When he's not touring the country doing stand-up, Seattle-based comedian Emmett Montgomery produces local shows that focus on building community and pushing the limits of what it means to be a performer. Emmett was part of the top 100 in NBC’s Last Comic Standing Season 9 (2015), was voted Seattle Weekly ’s Best Comic of 2015 and named one of City Arts Magazine Artists of 2015.
Emmett has risen to the occasion during the COVID-19 pandemic by shifting his weekly comedy nights like The Magic Hat (Mondays at 7pm), The Joketellers Union (Wednesdays at 8pm) and Weird and Awesome with Emmett Montgomery (the first Sunday of every month) to an online platform. He's helping to keep the comedy community healthy during the crisis by providing an opportunity for fans to support the local comics they love by donating through Venmo while they watch sets from home.
We caught up with Emmett recently to find out what makes him laugh in this time of crazy. Read on for a smile and a bit of creative inspiration!
What are your top 3 stand-up specials to watch while we are at home?
My favorite comedy special has to be Julio Torres’ My Favorite Shapes in which he uses a conveyor belt to bring out various objects he finds fascinating and it is both bizarre and brilliant. It shows us that there are always new ways to tell jokes, which is something that is very relevant today as we all have had to find new ways to tell them in these unprecedented times.
Because comedians have been forced to find stages that don’t exist in the outside world in order to continue to perform, we have a lot of options as far as being an audience goes. There are shows happening on Facebook, Instagram, Youtube, Twitch and other platforms in ways that haven’t happened before as people learn new skill sets.
Seattle filmmaker/animator Tom Deslongchamp is making daily realtime animations. Comedy shows across the country are finding new ways to continue and now that geography is broken and everyone is telling jokes from their living rooms, I'm seeing lineups that would be impossible to have in physical space. An example of this is the Colorado Room out of Fort Collins, a weekly stand-up showcase that is using Twitch to still maintain the audience/performer relationship.
How about comedies that are family friendly?
Laughter is a fear response and comedy is a way to filter the chaos of the world into something both understandable and surprising. I think there is a lot of great comedy to consume with your kids as long as you don’t mind having honest and awkward conversations with them afterwards. But as someone whose only child is an elderly chihuahua who I let watch whatever she wants, I can’t make that decision for other people.
Why was it important for you to keep the comedy community together and engaged during the stay at home order?
Part of the magic of live performance is not just the connection to the folks in the audience, but their connection to each other, and the venue providing the space for the jokes to happen. We need these relationships to continue, not just by supporting performers and finding ways to gather together virtually, but advocating for the businesses and theaters that we need to stick around until we can meet in the real world again.
With Joketellers Union we're using part of the donations we get to pay out the door people and bar staff from the Clock-Out Lounge because we have a responsibility to the creative ecosystem that we benefit from being part of.
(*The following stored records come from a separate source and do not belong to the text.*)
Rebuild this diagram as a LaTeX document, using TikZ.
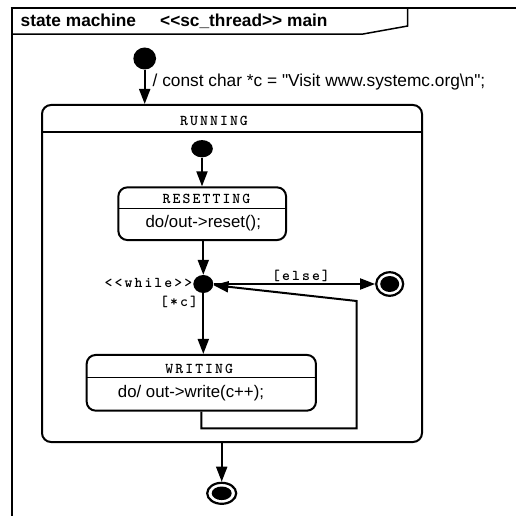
\documentclass[tikz,border=0pt]{standalone}
\usepackage{fontspec}
\usepackage{graphicx}
\usetikzlibrary{arrows.meta,shapes.geometric}
\newfontfamily\labsans{Liberation Sans}
\newfontfamily\labmono[LetterSpace=14]{lmmonolt10-bold.otf}
\tikzset{
  arr/.style={line width=2pt,-{Triangle[width=11pt,length=15pt]}},
  statebox/.style={draw,line width=2pt,rounded corners=9pt,rectangle,inner sep=0pt},
  dot/.style={ellipse,fill=black,draw=none,inner sep=0pt},
  finalring/.style={ellipse,draw,line width=2.2pt,fill=white,inner sep=0pt},
  sanstext/.style={font=\labsans\fontsize{16.8}{18}\selectfont,inner sep=0pt},
  boldtext/.style={font=\labsans\bfseries\fontsize{17.3}{19}\selectfont,inner sep=0pt},
  monotext/.style={font=\labmono\fontsize{15}{17}\selectfont,inner sep=0pt},
  sepline/.style={line width=1.5pt},
  framel/.style={line width=2.5pt},
}
\begin{document}
\begin{tikzpicture}[x=1pt,y=-1pt]
\useasboundingbox (0,0) rectangle (516,516);
% frame
\draw[framel] (10.5,8) -- (516,8);
\draw[line width=2pt] (11.7,8) -- (11.7,516);
\draw[sepline] (11.7,34.2) -- (362,34.2) -- (407.7,26) -- (407.7,8);
\node[boldtext,anchor=base west] (title) at (20.5,26.5)
  {\makebox[139.5pt][l]{state machine}<{}<sc\_thread>{}> main};
% states
\node[statebox,minimum width=380pt,minimum height=337pt] (run) at (232,273.5) {};
\draw[sepline] (42,132) -- (422,132);
\node[monotext] (runt) at (214,121) {RUNNING};

\node[statebox,minimum width=167.7pt,minimum height=52.7pt] (res) at (202.2,213.7) {};
\draw[sepline] (118.3,208.3) -- (286,208.3);
\node[monotext] (rest) at (206.5,199.3) {RESETTING};
\node[sanstext] (resb) at (203.3,223.3) {do/out->reset();};

\node[statebox,minimum width=229.3pt,minimum height=55.7pt] (wri) at (201.3,382.8) {};
\draw[sepline] (86.7,377.3) -- (316,377.3);
\node[monotext] (writ) at (199.2,369.3) {WRITING};
\node[sanstext] (wrib) at (191,392.7) {do/ out->write(c++);};

% pseudo states
\node[dot,minimum width=22.7pt,minimum height=22pt] (i0) at (144.7,58.5) {};
\node[dot,minimum width=21.7pt,minimum height=17.3pt] (i1) at (202,148.7) {};
\node[dot,minimum width=20pt,minimum height=18pt] (j) at (203.3,284) {};
\node[finalring,minimum width=27pt,minimum height=23.5pt] (f1) at (389.7,284) {};
\fill (f1.center) ellipse [x radius=9.5pt, y radius=8pt];
\node[finalring,minimum width=29pt,minimum height=21pt] (f2) at (221.7,493.3) {};
\fill (f2.center) ellipse [x radius=10pt, y radius=6.8pt];

% transitions
\draw[arr] (i0) -- (i0 |- run.north);
\node[sanstext,anchor=west,font=\labsans\fontsize{17.3}{19}\selectfont] (lab0) at (152.5,82) {/ const char *c = "Visit www.systemc.org\textbackslash n";};
\draw[arr] (i1) -- (i1 |- res.north);
\draw[arr] (res.south -| j) -- (j);
\node[monotext,anchor=east] (wl) at (192.5,283) {<{}<while>{}>};
\draw[arr] (j) -- (f1);
\node[monotext] (el) at (301,276) {[else]};
\draw[arr] (j) -- (j |- wri.north);
\node[monotext] (cl) at (179,301.7) {[*c]};
\coordinate (r1) at (201.3,428.3);
\coordinate (r2) at (356.7,428.3);
\coordinate (r3) at (356.7,301);
\draw[arr] (wri.south) -- (r1) -- (r2) -- (r3) -- (j);
\draw[arr] (run.south -| f2) -- (f2);
\end{tikzpicture}
\end{document}
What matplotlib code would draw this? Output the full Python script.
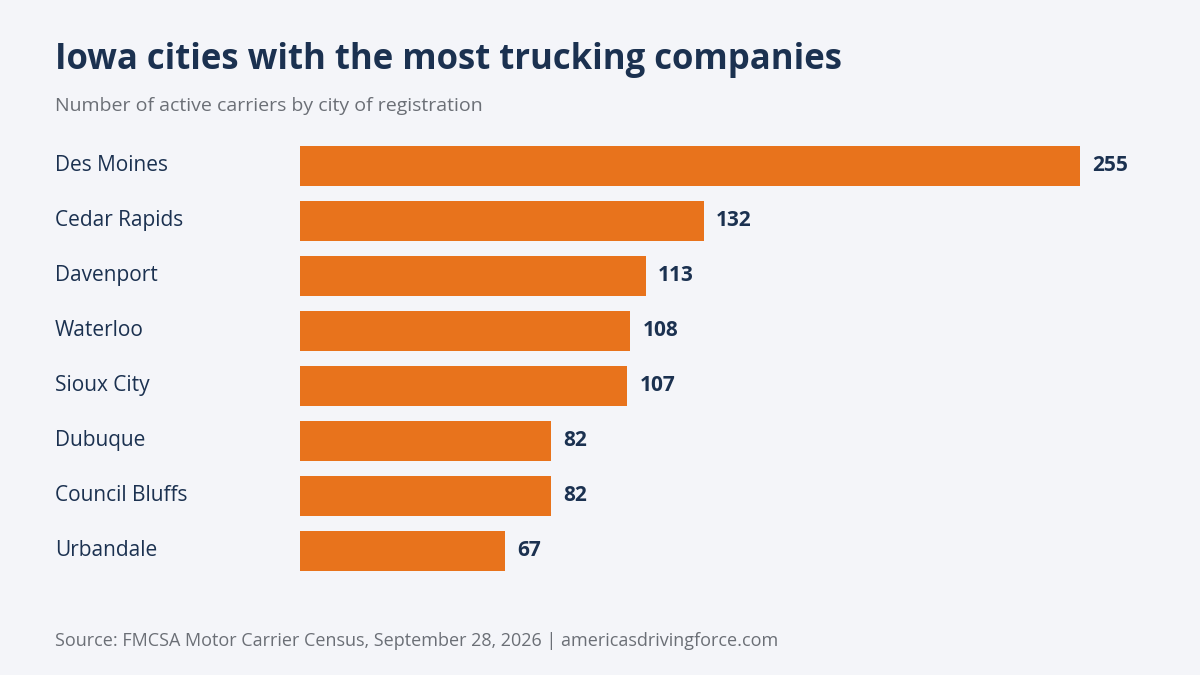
import matplotlib
matplotlib.use("Agg")
import matplotlib.pyplot as plt
import matplotlib.transforms as mtransforms

cities = ["Des Moines", "Cedar Rapids", "Davenport", "Waterloo", "Sioux City", "Dubuque", "Council Bluffs", "Urbandale"]
values = [255, 132, 113, 108, 107, 82, 82, 67]

plt.rcParams['font.family'] = ['Open Sans', 'DejaVu Sans']
bg = "#f4f5f9"
navy = "#1b3150"
fig = plt.figure(figsize=(12, 6.75), dpi=100, facecolor=bg)
ax = fig.add_axes([0.25, 0.143, 0.65, 0.652])
ax.set_facecolor(bg)
y = list(range(len(cities)))
ax.barh(y, values, height=0.73, color="#e8731c")
ax.set_xlim(0, 255)
ax.set_ylim(len(cities) - 0.5, -0.5)
for i, v in enumerate(values):
    ax.text(v + 4, i, str(v), va="center", ha="left", fontsize=15, fontweight="bold", color=navy)
trans = mtransforms.blended_transform_factory(fig.transFigure, ax.transData)
for i, c in enumerate(cities):
    ax.text(55/1200, i, c, transform=trans, va="center", ha="left", fontsize=15, color=navy)
ax.axis("off")

fig.text(55/1200, 1-60/675, "Iowa cities with the most trucking companies", fontsize=25, fontweight="bold", color=navy, va="center", ha="left")
fig.text(55/1200, 1-106/675, "Number of active carriers by city of registration", fontsize=14, color="#6b6f76", va="center", ha="left")
fig.text(55/1200, 1-641/675, "Source: FMCSA Motor Carrier Census, September 28, 2026 | americasdrivingforce.com", fontsize=13, color="#6b6f76", va="center", ha="left")
fig.savefig("out.png", facecolor=bg)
Currently I am seeing people give what they can, even if it is just time and attention and spreading the word, and it gives me hope that we can make it through this. But going from being able to rely on ticket sales to depending on tips and donations brings a lot of uncertainty. I have long believed that being an audience is activism in itself and that is truer now more than ever.
Has the pandemic changed how you find and develop your material? If so, can you speak to these shifts?
Absolutely. Stand-up is a dialogue—one person tells jokes and the other answers with an emotional response. The struggle has been ways to keep that dynamic going. I have been fortunate enough to be able to bring all three of my shows to the Internet using different types of technology and formats for each one, and also have had to learn new skills and seek out new resources.
There is also the challenge of finding things to laugh at in this time of terrifying change and tragic loss. We are all sharing a global experience right now in very personal ways and sharing that is extremely important right now.
What are you most looking forward to doing on the other side of this?
Being in the same room with other people’s laughter.